“I would start from one of the most famous aphorisms about technology and digitalization, coming from William Gibson, a SF prophet: ‘The future is already here – it’s just not evenly distributed.’ Romania is one of the most polarized countries when it comes to the impact of digitalization on the workforce. We have a small segment of highly educated individuals, who are connected to the social media and digital environment and are very oriented towards the West. They fuel the ‘new economy’ in general, and the IT sector in particular. However, we have a much larger segment of the workforce comprised of less educated individuals who have outdated skills and haven’t managed to adjust them to the needs of the current economy. They fuel mainly the ‘old economy’ in general and sectors like services and construction in particular. I would also include here the majority of employees who work in the public sector.
While for the first category digitalization has already had a critical impact and will continue to increase the added value of their work, for the latter the effect is the opposite. The majority of these workers will be impacted negatively and the value of their work will decline. Here we see a paradox. The need for workers to fill less qualified jobs will increase dramatically in the near future because of the migration of local workers abroad, especially the less qualified ones, and the lack of so-called ‘retraining’. Estimates suggest that up to 1 million positions were vacant in 2017. We can already talk about massive opportunity costs for the entire local economy, which translates into a significant slowdown of the rate of development generated by the lack of workforce, be it qualified/digitalized or not.
All sectors are already or will be highly affected by the digitalization phenomenon. Here are some of those which digitalization has already impacted or will have a significant positive or negative impact:
Technology industries / IT – Romania has a significant advantage in this field, which I think could be maintained and developed if this sector continues to be seen by the Romanian state as a strategic one for economic development.

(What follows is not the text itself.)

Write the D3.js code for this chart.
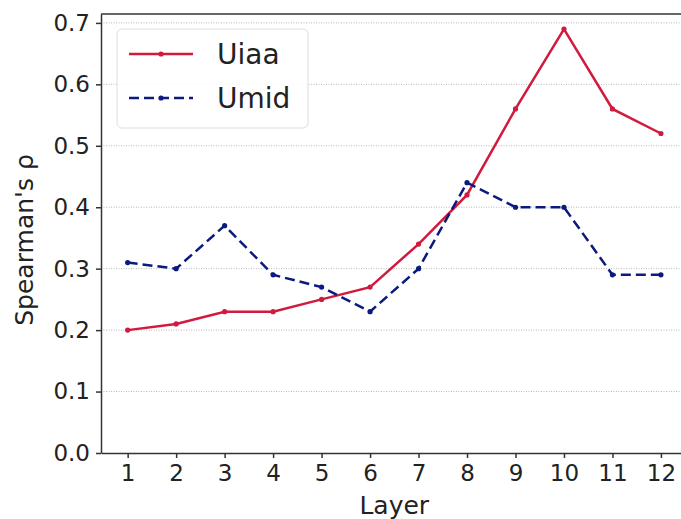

Creative industries (mainly marketing and advertising) – Romania has a competitive advantage in this sector in Eastern Europe, being one of the countries with the most awards won at international festivals and with the largest number of regional creative directors.
Agriculture – the reality is that the conventional agricultural model is obsolete and has become a real brake on the development of this sector. The polarization of the workforce is probably strongest in this sector and so it is easiest to see it. Digitalized agri-businesses (applications that integrate recommendations depending on weather conditions, types of crops, type of the infield, cropping time) are the only ones that can achieve the productivity needed to do business in the new economy. An increasing number of such companies are moving away from using traditional, interim, low- or no-skilled workers to the advantage of the highly qualified and digitalized workforce.
Tourism – Given the fact that applications like Airbnb have revolutionized this sector at international level, it must adapt to the new conditions or suffer.